His club coach, Doug Frost, said Thorpe's intelligence helps him understand and evaluate ways to improve his swimming. To Thorpe, a former member of his high school debating team, it's all about perspective.

"There's the risk of being able to think about too many things at once," says Thorpe, who exudes a maturity far beyond most teenagers. "But I know the intelligence I have helps me to balance things."

Thorpe has talked to Sydney University about taking courses part-time next year so he can finish his high school requirements and move on to college. But he also envisions swimming in the 2004 and 2008 Olympics.

Swimming is a national pastime Down Under. Most Australians live near an ocean, and the pools in every city are packed with swimmers. After school, youngsters head to the pool -- not just to splash around, but to swim laps.

Thorpe first jumped in his family's backyard pool as a little kid when he got tired of watching older sister Christina, a top swimmer before a shoulder injury ended her career.

Thorpe was allergic to chlorine at first, but overcame that problem. By age 10, he was an age-group champion.

"He's a very talented athlete, and he certainly right from the beginning has shown an exceptional ability to use those talents in the pool," Frost says. "He has an ability to adapt very quickly to changes.

"At 12 years old, it was obvious he was going to be a championship swimmer. It hasn't just happened. It's developed over a period of time."

Thorpe was 15 when Talbot made his comment at the 1998 Commonwealth Games, where Thorpe nearly broke the 200-meter freestyle world record and swam the first leg of the record-setting Australian 800-meter freestyle relay.

Thorpe set four world records at the 1999 Pan Pacific championships and another three at the Australian Olympic trials in May. Both competitions were held in the pool that will be used for the Sydney Games.

The Olympic pool wasn't available for the New South Wales short course championships in early August, so Thorpe and hundreds of other teen-agers competed at the Warringah Aquatic Center in suburban Sydney.
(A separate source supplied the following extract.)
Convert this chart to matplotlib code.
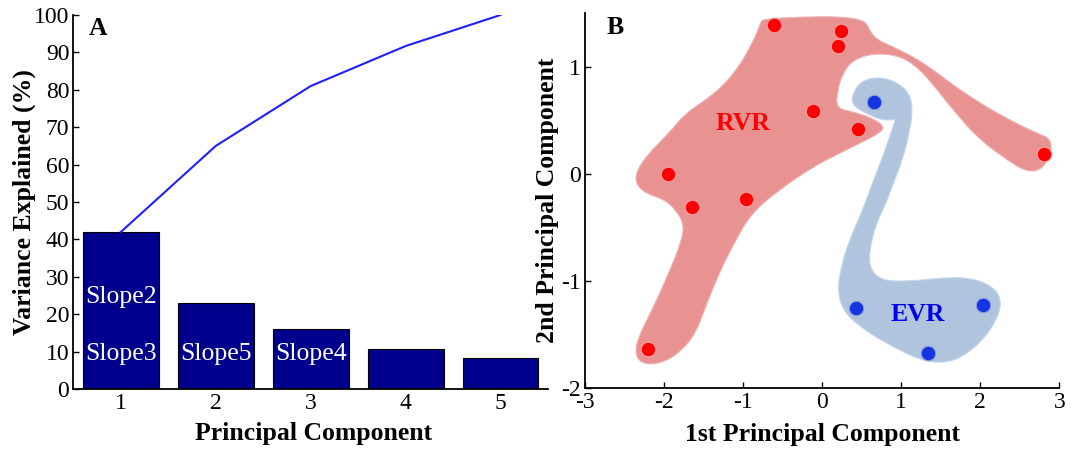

Thorpe swept his races, the 200 and 400, at Warringah -- not surprising, since he has the five fastest 200-meter times in history and the three fastest 400-meter marks.

But the past year has not been quite so easy for him. Thorpe broke his ankle while running in a national park in October. He missed only two training sessions, but had to swim with a fiberglass cast on his leg for a while.

Then came the drug accusations.

German swimming coach Manfred Thiesmann said it was widely believed Thorpe used performance-enhancing drugs, and German swimmer Chris-Carol Bremer reportedly said Thorpe's large hands and size-18 feet (U.S.) could be the result of Human Growth Hormone.

Bremer later apologized to Thorpe, saying he had been misquoted by a German newspaper.

Thorpe has denied drug use, saying he is eager to be tested for blood doping and offering to have blood samples frozen in case a test for HGH becomes available.

For now, though, Thorpe would like to put that all behind him.

He is just happy to be swimming in his first Olympics and hopes he can live up to the expectations of Australian fans.

"I don't look at it as pressure, I look at it as support. I guess that will be a hometown advantage," he says. "I'm very excited at this stage. I want to savor these days leading up to the games and savor the games themselves."